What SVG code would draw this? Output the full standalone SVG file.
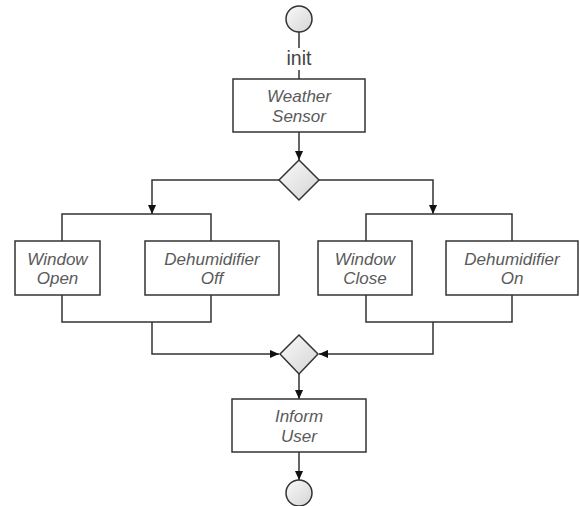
<svg xmlns="http://www.w3.org/2000/svg" width="580" height="506" viewBox="0 0 580 506">
  <style>
    .act rect { fill: #ffffff; stroke: #333333; stroke-width: 1.5; }
    .act text { font-family: "Liberation Sans", Arial, sans-serif; font-style: italic; font-size: 17px; fill: #5a5a5a; text-anchor: middle; }
    .term circle { fill: url(#gradLight); stroke: #333333; stroke-width: 1.5; }
    .gate polygon { fill: url(#gradLight); stroke: #333333; stroke-width: 1.5; }
    .wire { fill: none; stroke: #333333; stroke-width: 1.5; }
    .arrow { marker-end: url(#head); }
    .lbl { font-family: "Liberation Sans", Arial, sans-serif; font-size: 19.5px; fill: #444444; text-anchor: middle; }
  </style>
  <defs>
    <linearGradient id="gradLight" x1="0" y1="0" x2="1" y2="1">
      <stop offset="0" stop-color="#fafafa"/>
      <stop offset="1" stop-color="#d4d4d4"/>
    </linearGradient>
    <marker id="head" viewBox="0 0 10 10" refX="10" refY="5" markerUnits="userSpaceOnUse" markerWidth="9" markerHeight="9" orient="auto">
      <path d="M0 0.5 L10 5 L0 9.5 Z" fill="#111111"/>
    </marker>
  </defs>
  <rect width="580" height="506" fill="#ffffff"/>

  <g id="connectors">
    <path class="wire" d="M299 32 V48 M299 70 V79"/>
    <text class="lbl" x="299" y="65">init</text>
    <path class="wire arrow" d="M299 132 V160"/>
    <path class="wire arrow" d="M279 180 H152 V214"/>
    <path class="wire" d="M62 241 V214 H211 V241"/>
    <path class="wire arrow" d="M319 180 H433 V214"/>
    <path class="wire" d="M366 241 V214 H512 V241"/>
    <path class="wire" d="M62 295 V322 H211 V295"/>
    <path class="wire arrow" d="M152 322 V354 H279"/>
    <path class="wire" d="M366 295 V322 H512 V295"/>
    <path class="wire arrow" d="M433 322 V354 H319"/>
    <path class="wire arrow" d="M299 374 V399"/>
    <path class="wire arrow" d="M299 452 V480"/>
  </g>

  <g id="start" class="term"><circle cx="299" cy="19" r="13"/></g>

  <g id="weather-sensor" class="act">
    <rect x="233" y="79" width="132" height="53"/>
    <text x="299" y="102">Weather</text>
    <text x="299" y="122">Sensor</text>
  </g>

  <g id="split" class="gate"><polygon points="299,160 319,180 299,200 279,180"/></g>

  <g id="window-open" class="act">
    <rect x="15" y="241" width="85" height="54"/>
    <text x="57.5" y="265">Window</text>
    <text x="57.5" y="284">Open</text>
  </g>

  <g id="dehumidifier-off" class="act">
    <rect x="145" y="241" width="134" height="54"/>
    <text x="212" y="265">Dehumidifier</text>
    <text x="212" y="284">Off</text>
  </g>

  <g id="window-close" class="act">
    <rect x="318" y="241" width="94" height="54"/>
    <text x="365" y="265">Window</text>
    <text x="365" y="284">Close</text>
  </g>

  <g id="dehumidifier-on" class="act">
    <rect x="446" y="241" width="132" height="54"/>
    <text x="512" y="265">Dehumidifier</text>
    <text x="512" y="284">On</text>
  </g>

  <g id="merge" class="gate"><polygon points="299,335 318,354 299,374 280,354"/></g>

  <g id="inform-user" class="act">
    <rect x="232" y="399" width="134" height="53"/>
    <text x="299" y="422">Inform</text>
    <text x="299" y="442">User</text>
  </g>

  <g id="end" class="term"><circle cx="299" cy="493" r="13"/></g>
</svg>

──────────

**PROBLEM STATEMENT**
Omit any images, then output the listing exactly.

**PROBLEM SOLUTION**
What SVG code would draw this? Output the full standalone SVG file.
<svg xmlns="http://www.w3.org/2000/svg" width="580" height="506" viewBox="0 0 580 506">
  <style>
    .act rect { fill: #ffffff; stroke: #333333; stroke-width: 1.5; }
    .act text { font-family: "Liberation Sans", Arial, sans-serif; font-style: italic; font-size: 17px; fill: #5a5a5a; text-anchor: middle; }
    .term circle { fill: url(#gradLight); stroke: #333333; stroke-width: 1.5; }
    .gate polygon { fill: url(#gradLight); stroke: #333333; stroke-width: 1.5; }
    .wire { fill: none; stroke: #333333; stroke-width: 1.5; }
    .arrow { marker-end: url(#head); }
    .lbl { font-family: "Liberation Sans", Arial, sans-serif; font-size: 19.5px; fill: #444444; text-anchor: middle; }
  </style>
  <defs>
    <linearGradient id="gradLight" x1="0" y1="0" x2="1" y2="1">
      <stop offset="0" stop-color="#fafafa"/>
      <stop offset="1" stop-color="#d4d4d4"/>
    </linearGradient>
    <marker id="head" viewBox="0 0 10 10" refX="10" refY="5" markerUnits="userSpaceOnUse" markerWidth="9" markerHeight="9" orient="auto">
      <path d="M0 0.5 L10 5 L0 9.5 Z" fill="#111111"/>
    </marker>
  </defs>
  <rect width="580" height="506" fill="#ffffff"/>

  <g id="connectors">
    <path class="wire" d="M299 32 V48 M299 70 V79"/>
    <text class="lbl" x="299" y="65">init</text>
    <path class="wire arrow" d="M299 132 V160"/>
    <path class="wire arrow" d="M279 180 H152 V214"/>
    <path class="wire" d="M62 241 V214 H211 V241"/>
    <path class="wire arrow" d="M319 180 H433 V214"/>
    <path class="wire" d="M366 241 V214 H512 V241"/>
    <path class="wire" d="M62 295 V322 H211 V295"/>
    <path class="wire arrow" d="M152 322 V354 H279"/>
    <path class="wire" d="M366 295 V322 H512 V295"/>
    <path class="wire arrow" d="M433 322 V354 H319"/>
    <path class="wire arrow" d="M299 374 V399"/>
    <path class="wire arrow" d="M299 452 V480"/>
  </g>

  <g id="start" class="term"><circle cx="299" cy="19" r="13"/></g>

  <g id="weather-sensor" class="act">
    <rect x="233" y="79" width="132" height="53"/>
    <text x="299" y="102">Weather</text>
    <text x="299" y="122">Sensor</text>
  </g>

  <g id="split" class="gate"><polygon points="299,160 319,180 299,200 279,180"/></g>

  <g id="window-open" class="act">
    <rect x="15" y="241" width="85" height="54"/>
    <text x="57.5" y="265">Window</text>
    <text x="57.5" y="284">Open</text>
  </g>

  <g id="dehumidifier-off" class="act">
    <rect x="145" y="241" width="134" height="54"/>
    <text x="212" y="265">Dehumidifier</text>
    <text x="212" y="284">Off</text>
  </g>

  <g id="window-close" class="act">
    <rect x="318" y="241" width="94" height="54"/>
    <text x="365" y="265">Window</text>
    <text x="365" y="284">Close</text>
  </g>

  <g id="dehumidifier-on" class="act">
    <rect x="446" y="241" width="132" height="54"/>
    <text x="512" y="265">Dehumidifier</text>
    <text x="512" y="284">On</text>
  </g>

  <g id="merge" class="gate"><polygon points="299,335 318,354 299,374 280,354"/></g>

  <g id="inform-user" class="act">
    <rect x="232" y="399" width="134" height="53"/>
    <text x="299" y="422">Inform</text>
    <text x="299" y="442">User</text>
  </g>

  <g id="end" class="term"><circle cx="299" cy="493" r="13"/></g>
</svg>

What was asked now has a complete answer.